## Exercise brief
Please transcribe the data below exactly. Leave the pictures out.

## Source data
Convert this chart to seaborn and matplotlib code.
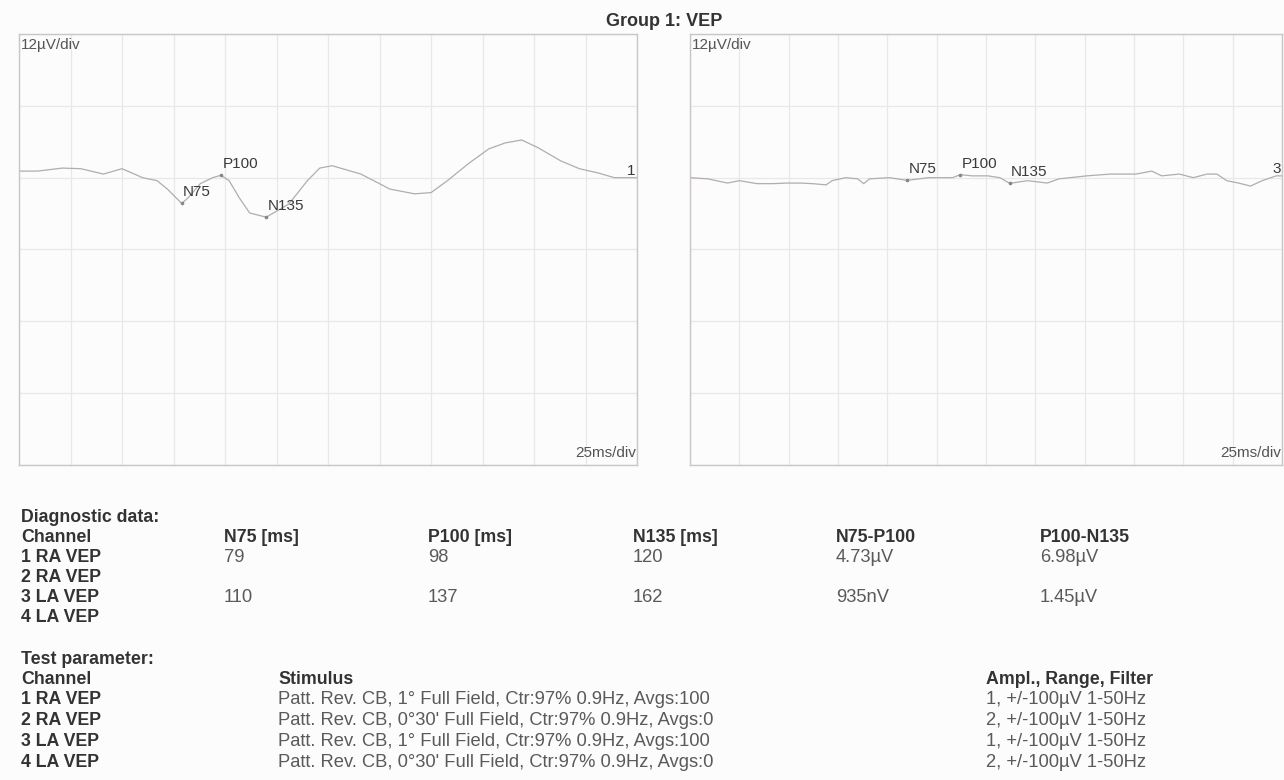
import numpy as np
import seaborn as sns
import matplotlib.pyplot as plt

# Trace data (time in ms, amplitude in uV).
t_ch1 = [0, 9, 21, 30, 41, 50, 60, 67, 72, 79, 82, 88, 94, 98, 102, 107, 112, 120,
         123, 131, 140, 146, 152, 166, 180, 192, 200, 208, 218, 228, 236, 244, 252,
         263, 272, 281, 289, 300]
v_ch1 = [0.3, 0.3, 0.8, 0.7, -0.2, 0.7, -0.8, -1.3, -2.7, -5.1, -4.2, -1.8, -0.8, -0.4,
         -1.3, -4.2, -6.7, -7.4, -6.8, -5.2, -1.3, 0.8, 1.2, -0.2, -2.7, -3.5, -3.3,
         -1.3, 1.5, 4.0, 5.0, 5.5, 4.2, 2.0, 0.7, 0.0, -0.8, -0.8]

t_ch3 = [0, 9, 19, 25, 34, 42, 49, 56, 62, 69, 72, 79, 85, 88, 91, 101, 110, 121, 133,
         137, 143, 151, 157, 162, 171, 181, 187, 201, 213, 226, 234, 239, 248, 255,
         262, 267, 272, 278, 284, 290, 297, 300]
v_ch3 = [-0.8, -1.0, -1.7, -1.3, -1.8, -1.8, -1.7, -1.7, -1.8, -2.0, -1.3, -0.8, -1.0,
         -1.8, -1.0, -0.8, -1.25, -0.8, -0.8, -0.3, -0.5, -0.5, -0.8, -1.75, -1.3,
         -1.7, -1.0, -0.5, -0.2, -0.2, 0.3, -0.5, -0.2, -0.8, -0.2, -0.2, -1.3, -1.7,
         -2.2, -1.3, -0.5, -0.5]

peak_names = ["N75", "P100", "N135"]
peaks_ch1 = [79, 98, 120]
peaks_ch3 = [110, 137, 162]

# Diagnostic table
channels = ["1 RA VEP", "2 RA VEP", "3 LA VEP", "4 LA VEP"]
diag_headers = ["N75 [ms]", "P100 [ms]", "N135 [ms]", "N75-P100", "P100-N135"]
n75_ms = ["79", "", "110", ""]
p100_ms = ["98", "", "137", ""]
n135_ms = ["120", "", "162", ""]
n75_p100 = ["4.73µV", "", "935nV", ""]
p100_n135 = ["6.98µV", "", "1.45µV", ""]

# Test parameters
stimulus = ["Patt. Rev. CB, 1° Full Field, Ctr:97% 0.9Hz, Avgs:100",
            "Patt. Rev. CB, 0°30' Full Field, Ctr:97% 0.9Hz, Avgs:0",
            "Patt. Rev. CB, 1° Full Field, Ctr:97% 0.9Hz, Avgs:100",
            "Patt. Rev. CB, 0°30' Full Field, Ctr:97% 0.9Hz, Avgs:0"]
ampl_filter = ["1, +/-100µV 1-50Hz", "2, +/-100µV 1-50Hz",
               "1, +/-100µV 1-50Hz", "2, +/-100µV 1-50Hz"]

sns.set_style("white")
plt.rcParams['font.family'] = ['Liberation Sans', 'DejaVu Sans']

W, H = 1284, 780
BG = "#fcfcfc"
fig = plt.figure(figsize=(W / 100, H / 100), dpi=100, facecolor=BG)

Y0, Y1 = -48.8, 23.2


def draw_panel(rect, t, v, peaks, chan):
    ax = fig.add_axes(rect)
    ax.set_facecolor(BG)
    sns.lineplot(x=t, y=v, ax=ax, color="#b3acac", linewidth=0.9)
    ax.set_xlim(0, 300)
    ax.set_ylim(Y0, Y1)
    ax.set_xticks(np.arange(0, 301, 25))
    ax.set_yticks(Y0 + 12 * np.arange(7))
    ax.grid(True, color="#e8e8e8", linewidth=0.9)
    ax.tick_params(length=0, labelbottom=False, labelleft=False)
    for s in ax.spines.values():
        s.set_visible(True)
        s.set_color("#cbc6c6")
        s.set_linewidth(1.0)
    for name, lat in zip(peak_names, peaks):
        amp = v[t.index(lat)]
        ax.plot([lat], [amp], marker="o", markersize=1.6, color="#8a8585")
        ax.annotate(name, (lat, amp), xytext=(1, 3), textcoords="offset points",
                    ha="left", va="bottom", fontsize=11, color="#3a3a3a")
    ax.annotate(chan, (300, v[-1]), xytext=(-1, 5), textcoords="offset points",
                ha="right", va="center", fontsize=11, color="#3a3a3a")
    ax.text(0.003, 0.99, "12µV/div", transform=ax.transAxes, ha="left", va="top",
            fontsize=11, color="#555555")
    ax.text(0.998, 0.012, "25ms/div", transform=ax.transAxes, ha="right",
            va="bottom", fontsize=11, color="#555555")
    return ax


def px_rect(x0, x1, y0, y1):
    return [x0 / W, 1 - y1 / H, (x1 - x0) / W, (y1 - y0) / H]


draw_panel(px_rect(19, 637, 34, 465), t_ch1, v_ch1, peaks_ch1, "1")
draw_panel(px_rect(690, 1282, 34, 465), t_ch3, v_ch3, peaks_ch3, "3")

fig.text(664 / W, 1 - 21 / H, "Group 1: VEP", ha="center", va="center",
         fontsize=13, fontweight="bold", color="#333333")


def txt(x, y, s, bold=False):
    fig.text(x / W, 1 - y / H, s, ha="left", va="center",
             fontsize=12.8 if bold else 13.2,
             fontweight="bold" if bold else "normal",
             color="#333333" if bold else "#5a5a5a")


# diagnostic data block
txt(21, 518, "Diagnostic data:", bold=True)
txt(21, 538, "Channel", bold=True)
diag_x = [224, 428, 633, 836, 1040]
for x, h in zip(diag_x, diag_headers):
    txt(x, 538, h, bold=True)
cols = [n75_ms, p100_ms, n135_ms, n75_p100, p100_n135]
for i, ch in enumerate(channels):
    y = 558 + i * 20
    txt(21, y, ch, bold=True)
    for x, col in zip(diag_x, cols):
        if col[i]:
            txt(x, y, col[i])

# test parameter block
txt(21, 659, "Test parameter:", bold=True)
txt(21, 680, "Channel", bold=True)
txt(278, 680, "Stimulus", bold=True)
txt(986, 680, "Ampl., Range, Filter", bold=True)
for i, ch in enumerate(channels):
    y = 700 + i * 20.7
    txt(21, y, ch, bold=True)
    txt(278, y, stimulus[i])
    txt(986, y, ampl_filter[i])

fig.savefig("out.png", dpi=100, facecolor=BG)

## Exercise solution
Convert this chart to seaborn and matplotlib code.
import numpy as np
import seaborn as sns
import matplotlib.pyplot as plt

# Trace data (time in ms, amplitude in uV).
t_ch1 = [0, 9, 21, 30, 41, 50, 60, 67, 72, 79, 82, 88, 94, 98, 102, 107, 112, 120,
         123, 131, 140, 146, 152, 166, 180, 192, 200, 208, 218, 228, 236, 244, 252,
         263, 272, 281, 289, 300]
v_ch1 = [0.3, 0.3, 0.8, 0.7, -0.2, 0.7, -0.8, -1.3, -2.7, -5.1, -4.2, -1.8, -0.8, -0.4,
         -1.3, -4.2, -6.7, -7.4, -6.8, -5.2, -1.3, 0.8, 1.2, -0.2, -2.7, -3.5, -3.3,
         -1.3, 1.5, 4.0, 5.0, 5.5, 4.2, 2.0, 0.7, 0.0, -0.8, -0.8]

t_ch3 = [0, 9, 19, 25, 34, 42, 49, 56, 62, 69, 72, 79, 85, 88, 91, 101, 110, 121, 133,
         137, 143, 151, 157, 162, 171, 181, 187, 201, 213, 226, 234, 239, 248, 255,
         262, 267, 272, 278, 284, 290, 297, 300]
v_ch3 = [-0.8, -1.0, -1.7, -1.3, -1.8, -1.8, -1.7, -1.7, -1.8, -2.0, -1.3, -0.8, -1.0,
         -1.8, -1.0, -0.8, -1.25, -0.8, -0.8, -0.3, -0.5, -0.5, -0.8, -1.75, -1.3,
         -1.7, -1.0, -0.5, -0.2, -0.2, 0.3, -0.5, -0.2, -0.8, -0.2, -0.2, -1.3, -1.7,
         -2.2, -1.3, -0.5, -0.5]

peak_names = ["N75", "P100", "N135"]
peaks_ch1 = [79, 98, 120]
peaks_ch3 = [110, 137, 162]

# Diagnostic table
channels = ["1 RA VEP", "2 RA VEP", "3 LA VEP", "4 LA VEP"]
diag_headers = ["N75 [ms]", "P100 [ms]", "N135 [ms]", "N75-P100", "P100-N135"]
n75_ms = ["79", "", "110", ""]
p100_ms = ["98", "", "137", ""]
n135_ms = ["120", "", "162", ""]
n75_p100 = ["4.73µV", "", "935nV", ""]
p100_n135 = ["6.98µV", "", "1.45µV", ""]

# Test parameters
stimulus = ["Patt. Rev. CB, 1° Full Field, Ctr:97% 0.9Hz, Avgs:100",
            "Patt. Rev. CB, 0°30' Full Field, Ctr:97% 0.9Hz, Avgs:0",
            "Patt. Rev. CB, 1° Full Field, Ctr:97% 0.9Hz, Avgs:100",
            "Patt. Rev. CB, 0°30' Full Field, Ctr:97% 0.9Hz, Avgs:0"]
ampl_filter = ["1, +/-100µV 1-50Hz", "2, +/-100µV 1-50Hz",
               "1, +/-100µV 1-50Hz", "2, +/-100µV 1-50Hz"]

sns.set_style("white")
plt.rcParams['font.family'] = ['Liberation Sans', 'DejaVu Sans']

W, H = 1284, 780
BG = "#fcfcfc"
fig = plt.figure(figsize=(W / 100, H / 100), dpi=100, facecolor=BG)

Y0, Y1 = -48.8, 23.2


def draw_panel(rect, t, v, peaks, chan):
    ax = fig.add_axes(rect)
    ax.set_facecolor(BG)
    sns.lineplot(x=t, y=v, ax=ax, color="#b3acac", linewidth=0.9)
    ax.set_xlim(0, 300)
    ax.set_ylim(Y0, Y1)
    ax.set_xticks(np.arange(0, 301, 25))
    ax.set_yticks(Y0 + 12 * np.arange(7))
    ax.grid(True, color="#e8e8e8", linewidth=0.9)
    ax.tick_params(length=0, labelbottom=False, labelleft=False)
    for s in ax.spines.values():
        s.set_visible(True)
        s.set_color("#cbc6c6")
        s.set_linewidth(1.0)
    for name, lat in zip(peak_names, peaks):
        amp = v[t.index(lat)]
        ax.plot([lat], [amp], marker="o", markersize=1.6, color="#8a8585")
        ax.annotate(name, (lat, amp), xytext=(1, 3), textcoords="offset points",
                    ha="left", va="bottom", fontsize=11, color="#3a3a3a")
    ax.annotate(chan, (300, v[-1]), xytext=(-1, 5), textcoords="offset points",
                ha="right", va="center", fontsize=11, color="#3a3a3a")
    ax.text(0.003, 0.99, "12µV/div", transform=ax.transAxes, ha="left", va="top",
            fontsize=11, color="#555555")
    ax.text(0.998, 0.012, "25ms/div", transform=ax.transAxes, ha="right",
            va="bottom", fontsize=11, color="#555555")
    return ax


def px_rect(x0, x1, y0, y1):
    return [x0 / W, 1 - y1 / H, (x1 - x0) / W, (y1 - y0) / H]


draw_panel(px_rect(19, 637, 34, 465), t_ch1, v_ch1, peaks_ch1, "1")
draw_panel(px_rect(690, 1282, 34, 465), t_ch3, v_ch3, peaks_ch3, "3")

fig.text(664 / W, 1 - 21 / H, "Group 1: VEP", ha="center", va="center",
         fontsize=13, fontweight="bold", color="#333333")


def txt(x, y, s, bold=False):
    fig.text(x / W, 1 - y / H, s, ha="left", va="center",
             fontsize=12.8 if bold else 13.2,
             fontweight="bold" if bold else "normal",
             color="#333333" if bold else "#5a5a5a")


# diagnostic data block
txt(21, 518, "Diagnostic data:", bold=True)
txt(21, 538, "Channel", bold=True)
diag_x = [224, 428, 633, 836, 1040]
for x, h in zip(diag_x, diag_headers):
    txt(x, 538, h, bold=True)
cols = [n75_ms, p100_ms, n135_ms, n75_p100, p100_n135]
for i, ch in enumerate(channels):
    y = 558 + i * 20
    txt(21, y, ch, bold=True)
    for x, col in zip(diag_x, cols):
        if col[i]:
            txt(x, y, col[i])

# test parameter block
txt(21, 659, "Test parameter:", bold=True)
txt(21, 680, "Channel", bold=True)
txt(278, 680, "Stimulus", bold=True)
txt(986, 680, "Ampl., Range, Filter", bold=True)
for i, ch in enumerate(channels):
    y = 700 + i * 20.7
    txt(21, y, ch, bold=True)
    txt(278, y, stimulus[i])
    txt(986, y, ampl_filter[i])

fig.savefig("out.png", dpi=100, facecolor=BG)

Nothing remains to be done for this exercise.